>> Start PROVIDED DATA

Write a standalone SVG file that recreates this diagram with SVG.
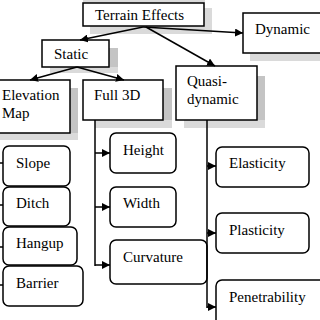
<svg xmlns="http://www.w3.org/2000/svg" width="320" height="320" viewBox="0 0 320 320">
<style>
.box{fill:#fff;stroke:#000;stroke-width:1.5}
.rb{fill:#fff;stroke:#000;stroke-width:1.5}
.sh{fill:#c4c4c4}
.shl{fill:#dadada}
text{font-family:"Liberation Serif","Times New Roman",serif;font-size:15px;fill:#000}
.ln{stroke:#000;stroke-width:1.5;fill:none}
</style>
<defs>
<marker id="ah" viewBox="0 0 10 10" refX="10" refY="5" markerWidth="8" markerHeight="8" markerUnits="userSpaceOnUse" orient="auto">
<path d="M0,0 L10,5 L0,10 z" fill="#000"/>
</marker>
</defs>
<rect width="320" height="320" fill="#fff"/>
<g id="terrain">
<rect class="shl" x="83" y="0" width="122" height="3"/>
<rect class="shl" x="204" y="8" width="8" height="26"/>
<rect class="shl" x="90" y="26" width="122" height="8"/>
<rect class="box" x="83" y="3" width="121" height="23"/>
<text x="95" y="20">Terrain Effects</text>
</g>
<g id="dynamic">
<rect class="shl" x="250" y="53" width="70" height="8"/>
<rect class="box" x="243" y="13" width="80" height="40"/>
<text x="255" y="34">Dynamic</text>
</g>
<g id="static">
<rect class="sh" x="109" y="48" width="9" height="25"/>
<rect class="shl" x="50" y="67" width="68" height="6"/>
<rect class="box" x="42" y="40" width="67" height="27"/>
<text x="54" y="59">Static</text>
</g>
<g id="elevation">
<rect class="sh" x="70" y="88" width="8" height="52"/>
<rect class="shl" x="0" y="133" width="78" height="7"/>
<rect class="box" x="-3" y="80" width="73" height="53"/>
<text x="2" y="100">Elevation</text>
<text x="2" y="118">Map</text>
</g>
<g id="full3d">
<rect class="sh" x="163" y="88" width="9" height="40"/>
<rect class="shl" x="95" y="120" width="77" height="8"/>
<rect class="box" x="83" y="80" width="80" height="40"/>
<text x="94" y="100">Full 3D</text>
</g>
<g id="quasi">
<rect class="sh" x="257" y="76" width="8" height="52"/>
<rect class="shl" x="184" y="120" width="81" height="8"/>
<rect class="box" x="176" y="66" width="81" height="54"/>
<text x="187" y="86">Quasi-</text>
<text x="187" y="104">dynamic</text>
</g>
<g id="slope"><rect class="rb" x="3" y="146" width="67" height="40" rx="6"/><text x="16" y="168">Slope</text></g>
<g id="ditch"><rect class="rb" x="3" y="187" width="67" height="39" rx="6"/><text x="16" y="208">Ditch</text></g>
<g id="hangup"><rect class="rb" x="3" y="227" width="74" height="38" rx="6"/><text x="16" y="248">Hangup</text></g>
<g id="barrier"><rect class="rb" x="3" y="266" width="80" height="40" rx="6"/><text x="16" y="288">Barrier</text></g>
<g id="height"><rect class="rb" x="110" y="133" width="66" height="40" rx="6"/><text x="123" y="155">Height</text></g>
<g id="width"><rect class="rb" x="110" y="187" width="66" height="40" rx="6"/><text x="123" y="208">Width</text></g>
<g id="curvature"><rect class="rb" x="110" y="240" width="97" height="44" rx="6"/><text x="123" y="262">Curvature</text></g>
<g id="elasticity"><rect class="rb" x="216" y="147" width="93" height="40" rx="6"/><text x="229" y="168">Elasticity</text></g>
<g id="plasticity"><rect class="rb" x="216" y="213" width="93" height="40" rx="6"/><text x="229" y="235">Plasticity</text></g>
<g id="penetrability"><rect class="rb" x="216" y="280" width="110" height="50" rx="6"/><text x="229" y="302">Penetrability</text></g>
<g id="connectors">
<line class="ln" x1="143" y1="27" x2="80" y2="40" marker-end="url(#ah)"/>
<line class="ln" x1="143" y1="27" x2="243" y2="33" marker-end="url(#ah)"/>
<line class="ln" x1="146" y1="27" x2="215" y2="66" marker-end="url(#ah)"/>
<line class="ln" x1="77" y1="67" x2="30" y2="80" marker-end="url(#ah)"/>
<line class="ln" x1="77" y1="67" x2="124" y2="80" marker-end="url(#ah)"/>
<line class="ln" x1="95" y1="120" x2="95" y2="266"/>
<line class="ln" x1="95" y1="153" x2="110" y2="153" marker-end="url(#ah)"/>
<line class="ln" x1="95" y1="207" x2="110" y2="207" marker-end="url(#ah)"/>
<line class="ln" x1="95" y1="265" x2="110" y2="265" marker-end="url(#ah)"/>
<line class="ln" x1="207" y1="120" x2="207" y2="308"/>
<line class="ln" x1="207" y1="166" x2="216" y2="166" marker-end="url(#ah)"/>
<line class="ln" x1="207" y1="233" x2="216" y2="233" marker-end="url(#ah)"/>
<line class="ln" x1="207" y1="307" x2="216" y2="307" marker-end="url(#ah)"/>
<line class="ln" x1="0" y1="163" x2="3" y2="163"/>
<line class="ln" x1="0" y1="205" x2="3" y2="205"/>
<line class="ln" x1="0" y1="247" x2="3" y2="247"/>
<line class="ln" x1="0" y1="285" x2="3" y2="285"/>
</g>
</svg>
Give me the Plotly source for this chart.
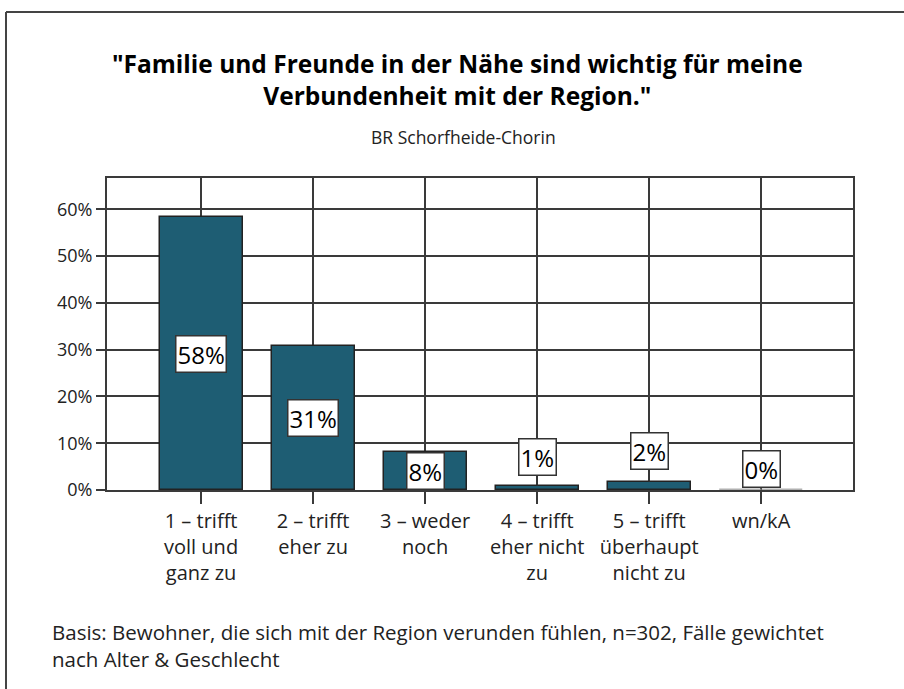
import plotly.graph_objects as go

categories = ["1 – trifft<br>voll und<br>ganz zu", "2 – trifft<br>eher zu", "3 – weder<br>noch",
              "4 – trifft<br>eher nicht<br>zu", "5 – trifft<br>überhaupt<br>nicht zu", "wn/kA"]
values = [58.3, 30.8, 8.1, 0.9, 1.7, 0.0]
value_labels = ["58%", "31%", "8%", "1%", "2%", "0%"]
y_ticks = [0, 10, 20, 30, 40, 50, 60]
y_tick_labels = ["0%", "10%", "20%", "30%", "40%", "50%", "60%"]

title_lines = ['"Familie und Freunde in der Nähe sind wichtig für meine', 'Verbundenheit mit der Region."']
subtitle_text = "BR Schorfheide-Chorin"
footnote_lines = ["Basis: Bewohner, die sich mit der Region verunden fühlen, n=302, Fälle gewichtet",
                  "nach Alter & Geschlecht"]

FONT = "Open Sans"
BAR = "#1e5d73"
LINE = "#3a3a3a"

# pixel offsets of value boxes for very small bars (style only)
small_label_shift = {3: -29, 4: -31, 5: -21}

W, H = 904, 689
ml, mr, mt, mb = 107, 51, 178, 199
pw, ph = W - ml - mr, H - mt - mb

def paper_x(xpx):
    return (xpx - ml) / pw

def paper_y(ypx):
    return (H - mb - ypx) / ph

xs = list(range(len(categories)))
outline_colors = ["#222222" if v > 0 else "#b0b0b0" for v in values]

fig = go.Figure()
fig.add_trace(go.Bar(
    x=xs, y=values, width=0.74,
    marker=dict(color=BAR, line=dict(color=outline_colors, width=1.5)),
    hoverinfo="skip",
))

for i, (v, lab) in enumerate(zip(values, value_labels)):
    common = dict(x=i, xref="x", yref="y", text=lab,
                  font=dict(family=FONT, size=24, color="#000000"),
                  bgcolor="white", bordercolor="#333333", borderwidth=1.5, borderpad=1)
    if i in small_label_shift:
        fig.add_annotation(y=v, showarrow=True, ax=0, ay=small_label_shift[i],
                           arrowhead=0, arrowwidth=1, arrowcolor="#333333",
                           standoff=0, **common)
    else:
        fig.add_annotation(y=v / 2, showarrow=False, **common)

fig.add_annotation(x=paper_x(457), y=paper_y(79), xref="paper", yref="paper",
                   text="<b>" + "<br>".join(title_lines) + "</b>", showarrow=False,
                   xanchor="center", yanchor="middle", align="center",
                   font=dict(family=FONT, size=24.5, color="#000000"))
fig.add_annotation(x=paper_x(463), y=paper_y(137), xref="paper", yref="paper",
                   text=subtitle_text, showarrow=False, xanchor="center", yanchor="middle",
                   font=dict(family=FONT, size=17.5, color="#222222"))
fig.add_annotation(x=paper_x(50), y=paper_y(645), xref="paper", yref="paper",
                   text="<br>".join(footnote_lines), showarrow=False,
                   xanchor="left", yanchor="middle", align="left",
                   font=dict(family=FONT, size=20.5, color="#222222"))

# outer frame (top and left only)
fig.add_shape(type="line", xref="paper", yref="paper", x0=paper_x(6), x1=paper_x(904),
              y0=paper_y(12), y1=paper_y(12), line=dict(color="#444444", width=2))
fig.add_shape(type="line", xref="paper", yref="paper", x0=paper_x(6), x1=paper_x(6),
              y0=paper_y(12), y1=paper_y(689), line=dict(color="#444444", width=2))

fig.update_layout(
    width=W, height=H,
    margin=dict(l=ml, r=mr, t=mt, b=mb),
    paper_bgcolor="white", plot_bgcolor="white",
    showlegend=False,
    bargap=0,
    font=dict(family=FONT, color="#222222"),
)
fig.update_xaxes(
    tickmode="array", tickvals=xs, ticktext=categories,
    range=[-0.84, 5.82],
    showgrid=True, gridcolor=LINE, gridwidth=1.5,
    ticks="outside", ticklen=12, tickcolor=LINE, tickwidth=1.5,
    showline=True, linecolor=LINE, linewidth=2, mirror=True,
    tickfont=dict(family=FONT, size=20, color="#222222"),
    zeroline=False,
)
fig.update_yaxes(
    tickmode="array", tickvals=y_ticks, ticktext=y_tick_labels,
    range=[0, 66.7],
    showgrid=True, gridcolor=LINE, gridwidth=1.5,
    ticks="outside", ticklen=9, tickcolor=LINE, tickwidth=1.5,
    showline=True, linecolor=LINE, linewidth=2, mirror=True,
    tickfont=dict(family=FONT, size=18, color="#222222"),
    zeroline=False,
)

fig.write_html("out.html", config={"displayModeBar": False},
               post_script="document.body.style.margin='0px';")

>> End PROVIDED DATA

DIRECTIONS:
From the records above, copy exactly the stretch from the line holding "Give me the Plotly source for this chart." through the line holding "import plotly.graph_objects as go", both ends included, without the pictures.

TASK OUTPUT:
Give me the Plotly source for this chart.
import plotly.graph_objects as go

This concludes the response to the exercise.